Galaxy Tab S12 Ultra Battery Rumor Makes Samsung Big Tablet Look Too Familiar

The Galaxy Tab S12 Ultra battery rumor is the kind of tablet leak that can disappoint people even if the product ends up being good. Samsung's Ultra tablets already have excellent screens, strong performance, and a clear productivity identity. The issue is that the biggest model also sets expectations. When a device is expensive, enormous, and positioned as a laptop alternative, buyers expect visible movement in the parts that affect daily life. Battery capacity is one of those parts.

If Samsung keeps the battery close to the previous generation, the company may be betting on efficiency gains from the chipset and display instead of a larger cell. That can work, but it is harder to explain. Users understand bigger batteries. They do not always feel invisible efficiency improvements unless the device lasts noticeably longer. For a tablet used for drawing, video editing, second-screen work, DeX, streaming, and note taking, battery endurance is not a spec sheet footnote. It determines whether the device feels free or tethered.

The risk is sameness. Android tablets have improved, but many still fight the perception that they are beautiful screens without enough software urgency. Samsung has done more than most companies to solve that with DeX, pen support, multitasking, and long updates. Still, the Ultra model needs at least one practical reason to upgrade beyond the latest chip. Battery life would have been an obvious one.

The report from PhoneArena frames the Galaxy Tab S12 Ultra as potentially repeating too much of the older formula, especially around battery expectations. The final tablet may still improve through processor efficiency, software tuning, panel behavior, or charging. The concern is messaging. If Samsung wants the biggest Galaxy Tab to feel like a serious laptop replacement, it has to keep attacking the practical pain points, not only the premium ones. For many users, a little more runtime would feel more meaningful than another small performance bump they rarely notice.
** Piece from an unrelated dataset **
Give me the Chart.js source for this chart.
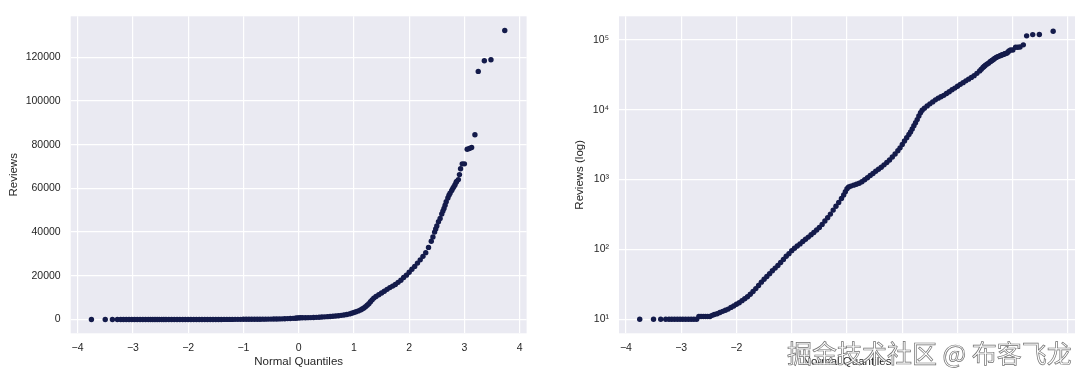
<!DOCTYPE html>
<html><head><meta charset="utf-8">
<script src="https://cdn.jsdelivr.net/npm/chart.js@4"></script>
<style>
html,body{margin:0;padding:0;background:#fff;width:1085px;height:381px;overflow:hidden}
#c1{position:absolute;left:0;top:0}
#c2{position:absolute;left:545px;top:0}
#wmbox{position:absolute;left:778px;top:338px;width:307px;height:17px;background:rgba(255,255,255,0.97)}
#wm{position:absolute;left:787px;top:334px;font-size:25px;font-family:"Noto Sans CJK SC";color:rgba(255,255,255,0.92);-webkit-text-stroke:0.7px #707070;white-space:nowrap}
</style></head><body>
<canvas id="c1" width="545" height="381"></canvas>
<canvas id="c2" width="540" height="381"></canvas>
<div id="wmbox"></div>
<div id="wm">掘金技术社区 @ 布客飞龙</div>
<script>
// Normal theoretical quantiles (x) and sorted review counts (y)
const quantiles = [
 -3.75,-3.50,-3.37,-3.28,-3.22,-3.17,-3.12,-3.07,-3.02,-2.97,-2.92,-2.87,-2.82,-2.77,-2.72,
 -2.68,-2.64,-2.60,-2.56,-2.52,-2.48,-2.44,-2.40,-2.35,-2.30,-2.25,-2.20,-2.15,-2.10,-2.05,
 -2.00,-1.95,-1.90,-1.85,-1.80,-1.75,-1.70,-1.65,-1.60,-1.55,-1.50,-1.45,-1.40,-1.35,-1.30,
 -1.25,-1.20,-1.15,-1.10,-1.05,-1.00,-0.95,-0.90,-0.85,-0.80,-0.75,-0.70,-0.65,-0.60,-0.55,
 -0.50,-0.45,-0.40,-0.35,-0.30,-0.25,-0.20,-0.15,-0.10,-0.06,-0.03,0.00,0.03,0.07,0.12,
 0.17,0.22,0.27,0.32,0.37,0.42,0.47,0.52,0.57,0.62,0.67,0.72,0.77,0.82,0.87,
 0.92,0.96,1.00,1.04,1.08,1.12,1.15,1.18,1.21,1.24,1.27,1.30,1.33,1.36,1.40,
 1.45,1.50,1.55,1.60,1.65,1.70,1.75,1.80,1.85,1.90,1.95,2.00,2.05,2.10,2.15,
 2.20,2.25,2.30,2.35,2.40,2.43,2.46,2.48,2.50,2.53,2.56,2.59,2.61,2.63,2.65,
 2.67,2.70,2.72,2.74,2.77,2.79,2.81,2.83,2.85,2.86,2.89,2.91,2.93,2.96,3.00,
 3.05,3.09,3.13,3.19,3.25,3.36,3.48,3.73
];
const reviews = [
 10,10,10,10,10,10,10,10,10,10,10,10,10,10,10,
 11,11,11,11,11,11,11.4,11.7,12,12.5,13,13.5,14,14.8,15.5,
 16.4,17.3,18.5,19.7,21,22.8,25,27.5,30.5,34,37.5,41,45,49.5,54,
 59,65,72,80,87,96,104,112,120,130,140,150,162,175,190,
 206,228,255,285,320,365,415,470,535,600,670,740,780,805,830,
 855,885,930,990,1060,1140,1220,1310,1400,1500,1620,1750,1900,2100,2320,
 2580,2840,3180,3550,3950,4400,4800,5300,5900,6500,7200,8100,9000,9800,10500,
 11300,12100,12900,13800,14600,15300,16000,17000,18000,19200,20300,21600,23000,24300,25800,
 27300,28900,30600,33000,35800,37800,40000,41400,42800,44700,46200,48300,49600,50800,52300,
 53900,55600,56900,57800,59000,60000,60800,61700,62800,63200,64000,66300,69000,71200,71200,
 77900,78200,78700,84500,113500,118400,118800,132200
];
const xTicks = [-4,-3,-2,-1,0,1,2,3,4];
const linTicks = [0,20000,40000,60000,80000,100000,120000];
const logTicks = [10,100,1000,10000,100000];
const logTickLabels = ['10\u00B9','10\u00B2','10\u00B3','10\u2074','10\u2075'];

const points = quantiles.map((q,i)=>({x:q,y:reviews[i]}));
const TXT = '#262626';
const FAM = '"Liberation Sans", Arial, "DejaVu Sans", sans-serif';
const fmtX = v => v < 0 ? '\u2212' + Math.abs(v) : String(v);

const bgPlugin = {id:'bg', beforeDraw(chart){
  const {ctx, chartArea:a} = chart;
  ctx.save(); ctx.fillStyle = '#EAEAF2';
  ctx.fillRect(a.left, a.top, a.right-a.left, a.bottom-a.top); ctx.restore();
}};

function xScale(){
  return {type:'linear', min:-4.125, max:4.125,
    afterBuildTicks: s => { s.ticks = xTicks.map(v=>({value:v})); },
    afterFit: s => { s.height = 47.7; },
    grid:{color:'#ffffff', lineWidth:1.2, drawTicks:false},
    border:{display:false},
    ticks:{padding:9, color:TXT, font:{family:FAM, size:10.5}, maxRotation:0, autoSkip:false,
      callback: v => fmtX(v)},
    title:{display:true, text:'Normal Quantiles', color:TXT, font:{family:FAM, size:11.5},
      padding:{top:0, bottom:12.6}}
  };
}

function makeChart(id, yCfg, padRight){
  return new Chart(document.getElementById(id), {
    type:'scatter',
    data:{datasets:[{data:points, pointRadius:2.7, pointHoverRadius:2.7, pointBorderWidth:0,
      pointBackgroundColor:'#141b4b', backgroundColor:'#141b4b', showLine:false}]},
    options:{responsive:false, animation:false, devicePixelRatio:1,
      layout:{padding:{left:0, top:8.5, right:padRight, bottom:0}},
      plugins:{legend:{display:false}, tooltip:{enabled:false}},
      scales:{x:xScale(), y:yCfg}
    },
    plugins:[bgPlugin]
  });
}

makeChart('c1', {type:'linear', min:-6300, max:138700,
  afterBuildTicks: s => { s.ticks = linTicks.map(v=>({value:v})); },
  afterFit: s => { s.width = 70.7; },
  grid:{color:'#ffffff', lineWidth:1.2, drawTicks:false},
  border:{display:false},
  ticks:{padding:10, color:TXT, font:{family:FAM, size:10.5}, callback: v => String(v)},
  title:{display:true, text:'Reviews', color:TXT, font:{family:FAM, size:11.5}, padding:{top:6.8, bottom:0}}
}, 18.4);

makeChart('c2', {type:'logarithmic', min:Math.pow(10,0.8), max:Math.pow(10,5.335),
  afterBuildTicks: s => { s.ticks = logTicks.map(v=>({value:v})); },
  afterFit: s => { s.width = 74; },
  grid:{color:'#ffffff', lineWidth:1.2, drawTicks:false},
  border:{display:false},
  ticks:{padding:10, color:TXT, font:{family:FAM, size:10.5},
    callback: v => { const i = logTicks.indexOf(v); return i >= 0 ? logTickLabels[i] : ''; }},
  title:{display:true, text:'Reviews (log)', color:TXT, font:{family:FAM, size:11.5}, padding:{top:27.5, bottom:0}}
}, 10);
</script>
</body></html>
The charging story is another place Samsung could still improve the experience even if the battery size does not change much. A large tablet spends a lot of time as a work machine, and faster, cooler, smarter charging can matter during a long day. Battery protection options for desk use, clearer charge limits, and stronger standby behavior would all help. Samsung does not have to chase extreme charging numbers if it makes the whole power system feel more professional.

The Ultra tablet also needs better software reasons to exist. DeX has improved, but many Android apps still do not treat large screens with enough respect. If Samsung pairs the Tab S12 Ultra with better multitasking, stronger external monitor behavior, and richer pen workflows, users may forgive a familiar battery. If the software feels unchanged too, the battery rumor will become part of a wider complaint that the biggest Galaxy Tab is coasting.

Samsung can still change the story with accessories. A better keyboard case, sturdier stand, smarter pen storage, and more reliable trackpad behavior would make the tablet feel more work-ready even without a battery jump.